When it comes to the team itself, the Royals were largely quiet throughout the winter, though that was by design.

Rather than spending heavily on free agents that might help them win a few more games, they decided to stay the course with a promising young roster in the hopes that the development of those players would yield better results.

In fact, Sherman said, the club has been discussing extensions for some of the Royals’ foundational pieces – presumably Witt, who was fourth in voting for AL rookie of the year, and Singer, who was 10-5 with a 3.23 ERA last season.

“We’re having conversations about that as we speak,” Sherman said. “We have a number of young players that we’re trying to evaluate and we’re talking to their representatives about what might work.”

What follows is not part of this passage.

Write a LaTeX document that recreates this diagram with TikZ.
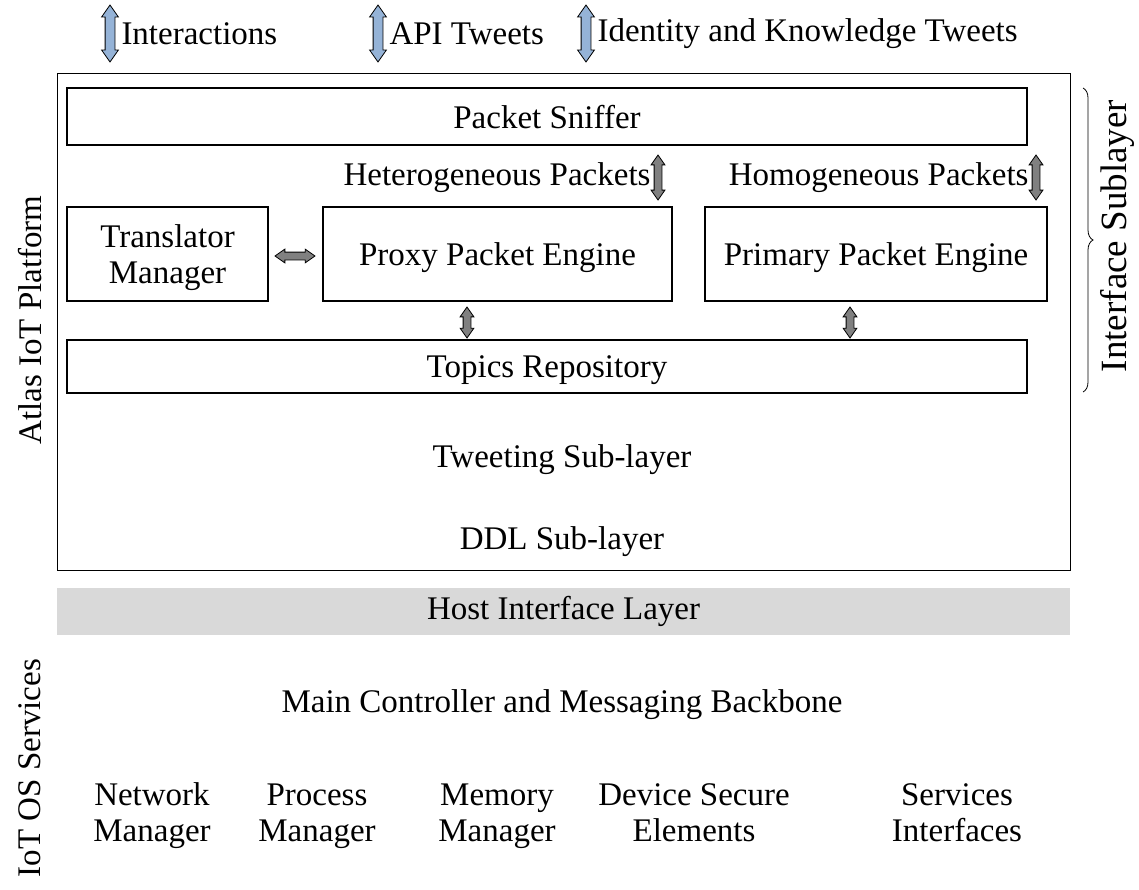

Just because the Royals’ roster largely looks the same, that doesn’t mean nothing has changed. The Royals fired longtime general manager Dayton Moore in September and moved J.J. Picollo to the role, then fired manager Mike Matheny in October and replaced him with longtime Indians and Rays coach Matt Quatraro.

Sherman said the new voices created a palpable energy in spring training that he hopes carries into the regular season.

“When we acquired the team, we had three primary objectives,” Sherman said. “One was to win more games; we’re working on that. The second was to secure the future; that’s what (the stadium) is. And the third was to do good in the community.

“But the first priority,” he said, “is really the on-field product. That’s what really lifts everything else up.”